-------- Information shown
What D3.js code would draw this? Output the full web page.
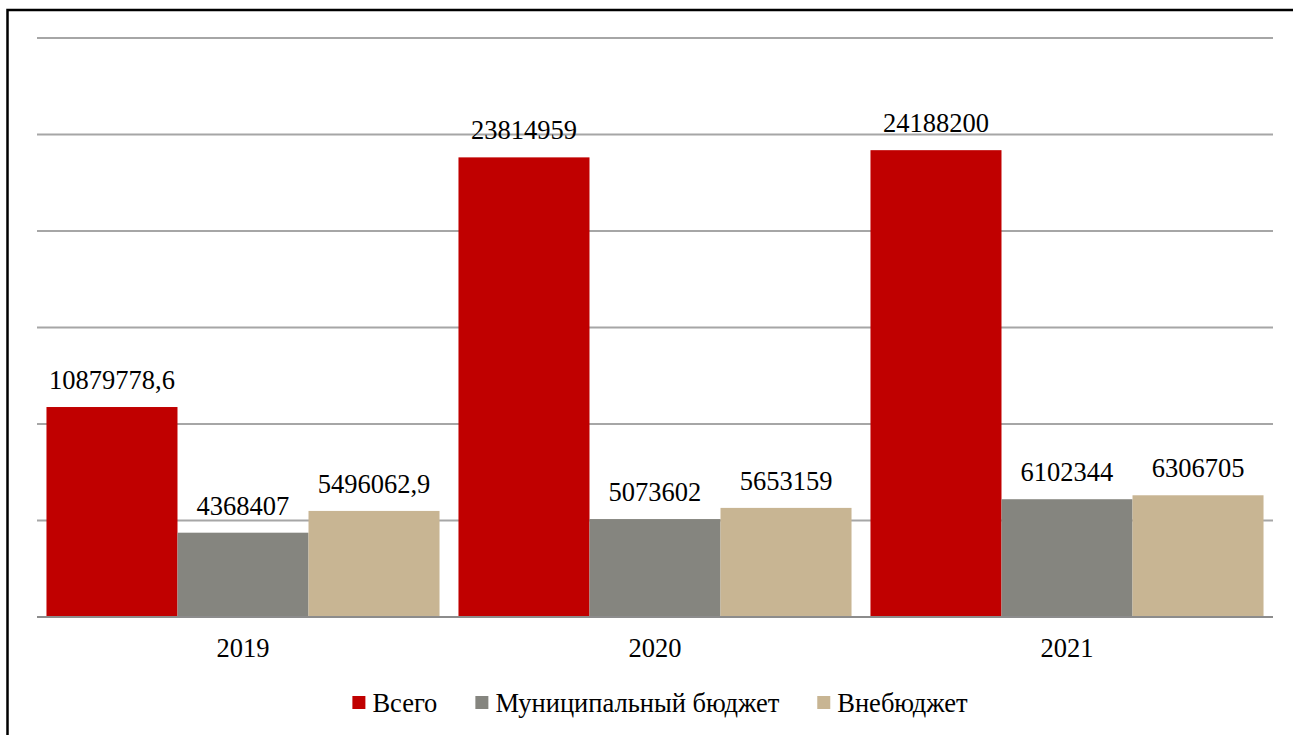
<!DOCTYPE html>
<html>
<head>
<meta charset="utf-8">
<script src="https://cdn.jsdelivr.net/npm/d3@7"></script>
<style>
  html, body { margin: 0; padding: 0; background: #fff; }
  svg { display: block; }
</style>
</head>
<body>
<svg id="chart" width="1293" height="735"></svg>
<script>
const categories = ["2019", "2020", "2021"];
const seriesNames = ["Всего", "Муниципальный бюджет", "Внебюджет"];
const seriesColors = ["#c00000", "#85857f", "#c8b593"];
const vsego = [10879778.6, 23814959, 24188200];
const munBudget = [4368407, 5073602, 6102344];
const vneBudget = [5496062.9, 5653159, 6306705];
const valueLabels = [
  ["10879778,6", "23814959", "24188200"],
  ["4368407", "5073602", "6102344"],
  ["5496062,9", "5653159", "6306705"]
];
const yTicks = [0, 5000000, 10000000, 15000000, 20000000, 25000000, 30000000];

const seriesValues = [vsego, munBudget, vneBudget];
const svg = d3.select("#chart");
const font = "'Liberation Serif', 'Times New Roman', serif";

// outer border
svg.append("rect").attr("x", 7.5).attr("y", 10).attr("width", 1300).attr("height", 740)
  .attr("fill", "none").attr("stroke", "#000").attr("stroke-width", 2.5);

const plotLeft = 37, plotRight = 1273, plotTop = 38, plotBottom = 617;
const x0 = d3.scaleBand().domain(categories).range([plotLeft, plotRight]).paddingInner(0.046).paddingOuter(0.023);
const x1 = d3.scaleBand().domain(d3.range(seriesNames.length)).range([0, x0.bandwidth()]).padding(0);
const y = d3.scaleLinear().domain([0, 30000000]).range([plotBottom, plotTop]);

// gridlines
svg.append("g").selectAll("line").data(yTicks.filter(d => d > 0)).join("line")
  .attr("x1", plotLeft).attr("x2", plotRight)
  .attr("y1", d => y(d)).attr("y2", d => y(d))
  .attr("stroke", "#a6a6a6").attr("stroke-width", 2);

// bars
const groups = svg.append("g").selectAll("g").data(categories).join("g")
  .attr("transform", d => `translate(${x0(d)},0)`);

groups.each(function(cat, ci) {
  const g = d3.select(this);
  seriesNames.forEach((s, si) => {
    const v = seriesValues[si][ci];
    g.append("rect")
      .attr("x", x1(si)).attr("width", x1.bandwidth())
      .attr("y", y(v)).attr("height", y(0) - y(v))
      .attr("fill", seriesColors[si]);
    g.append("text")
      .attr("x", x1(si) + x1.bandwidth() / 2)
      .attr("y", y(v) - 18)
      .attr("text-anchor", "middle")
      .attr("font-family", font).attr("font-size", 26.5).attr("fill", "#000")
      .text(valueLabels[si][ci]);
  });
});

// baseline
svg.append("line").attr("x1", plotLeft).attr("x2", plotRight).attr("y1", y(0)).attr("y2", y(0))
  .attr("stroke", "#8c8c8c").attr("stroke-width", 2);

// x axis labels
svg.append("g").selectAll("text").data(categories).join("text")
  .attr("x", d => x0(d) + x0.bandwidth() / 2)
  .attr("y", 657)
  .attr("text-anchor", "middle")
  .attr("font-family", font).attr("font-size", 26.5).attr("fill", "#000")
  .text(d => d);

// legend
const legend = svg.append("g");
let cx = 0;
seriesNames.forEach((s, i) => {
  const it = legend.append("g");
  it.append("rect").attr("x", 0).attr("y", -16).attr("width", 13).attr("height", 13).attr("fill", seriesColors[i]);
  const t = it.append("text").attr("x", 20).attr("y", 0)
    .attr("font-family", font).attr("font-size", 26.5).attr("fill", "#000").text(s);
  const w = 20 + t.node().getComputedTextLength();
  it.attr("transform", `translate(${cx},0)`);
  cx += w + 38;
});
const totalW = cx - 38;
legend.attr("transform", `translate(${660 - totalW / 2},712)`);
</script>
</body>
</html>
----------------
Problem details:
Reproduce all of the data exactly, omitting each picture it holds.

Solution:
What D3.js code would draw this? Output the full web page.
<!DOCTYPE html>
<html>
<head>
<meta charset="utf-8">
<script src="https://cdn.jsdelivr.net/npm/d3@7"></script>
<style>
  html, body { margin: 0; padding: 0; background: #fff; }
  svg { display: block; }
</style>
</head>
<body>
<svg id="chart" width="1293" height="735"></svg>
<script>
const categories = ["2019", "2020", "2021"];
const seriesNames = ["Всего", "Муниципальный бюджет", "Внебюджет"];
const seriesColors = ["#c00000", "#85857f", "#c8b593"];
const vsego = [10879778.6, 23814959, 24188200];
const munBudget = [4368407, 5073602, 6102344];
const vneBudget = [5496062.9, 5653159, 6306705];
const valueLabels = [
  ["10879778,6", "23814959", "24188200"],
  ["4368407", "5073602", "6102344"],
  ["5496062,9", "5653159", "6306705"]
];
const yTicks = [0, 5000000, 10000000, 15000000, 20000000, 25000000, 30000000];

const seriesValues = [vsego, munBudget, vneBudget];
const svg = d3.select("#chart");
const font = "'Liberation Serif', 'Times New Roman', serif";

// outer border
svg.append("rect").attr("x", 7.5).attr("y", 10).attr("width", 1300).attr("height", 740)
  .attr("fill", "none").attr("stroke", "#000").attr("stroke-width", 2.5);

const plotLeft = 37, plotRight = 1273, plotTop = 38, plotBottom = 617;
const x0 = d3.scaleBand().domain(categories).range([plotLeft, plotRight]).paddingInner(0.046).paddingOuter(0.023);
const x1 = d3.scaleBand().domain(d3.range(seriesNames.length)).range([0, x0.bandwidth()]).padding(0);
const y = d3.scaleLinear().domain([0, 30000000]).range([plotBottom, plotTop]);

// gridlines
svg.append("g").selectAll("line").data(yTicks.filter(d => d > 0)).join("line")
  .attr("x1", plotLeft).attr("x2", plotRight)
  .attr("y1", d => y(d)).attr("y2", d => y(d))
  .attr("stroke", "#a6a6a6").attr("stroke-width", 2);

// bars
const groups = svg.append("g").selectAll("g").data(categories).join("g")
  .attr("transform", d => `translate(${x0(d)},0)`);

groups.each(function(cat, ci) {
  const g = d3.select(this);
  seriesNames.forEach((s, si) => {
    const v = seriesValues[si][ci];
    g.append("rect")
      .attr("x", x1(si)).attr("width", x1.bandwidth())
      .attr("y", y(v)).attr("height", y(0) - y(v))
      .attr("fill", seriesColors[si]);
    g.append("text")
      .attr("x", x1(si) + x1.bandwidth() / 2)
      .attr("y", y(v) - 18)
      .attr("text-anchor", "middle")
      .attr("font-family", font).attr("font-size", 26.5).attr("fill", "#000")
      .text(valueLabels[si][ci]);
  });
});

// baseline
svg.append("line").attr("x1", plotLeft).attr("x2", plotRight).attr("y1", y(0)).attr("y2", y(0))
  .attr("stroke", "#8c8c8c").attr("stroke-width", 2);

// x axis labels
svg.append("g").selectAll("text").data(categories).join("text")
  .attr("x", d => x0(d) + x0.bandwidth() / 2)
  .attr("y", 657)
  .attr("text-anchor", "middle")
  .attr("font-family", font).attr("font-size", 26.5).attr("fill", "#000")
  .text(d => d);

// legend
const legend = svg.append("g");
let cx = 0;
seriesNames.forEach((s, i) => {
  const it = legend.append("g");
  it.append("rect").attr("x", 0).attr("y", -16).attr("width", 13).attr("height", 13).attr("fill", seriesColors[i]);
  const t = it.append("text").attr("x", 20).attr("y", 0)
    .attr("font-family", font).attr("font-size", 26.5).attr("fill", "#000").text(s);
  const w = 20 + t.node().getComputedTextLength();
  it.attr("transform", `translate(${cx},0)`);
  cx += w + 38;
});
const totalW = cx - 38;
legend.attr("transform", `translate(${660 - totalW / 2},712)`);
</script>
</body>
</html>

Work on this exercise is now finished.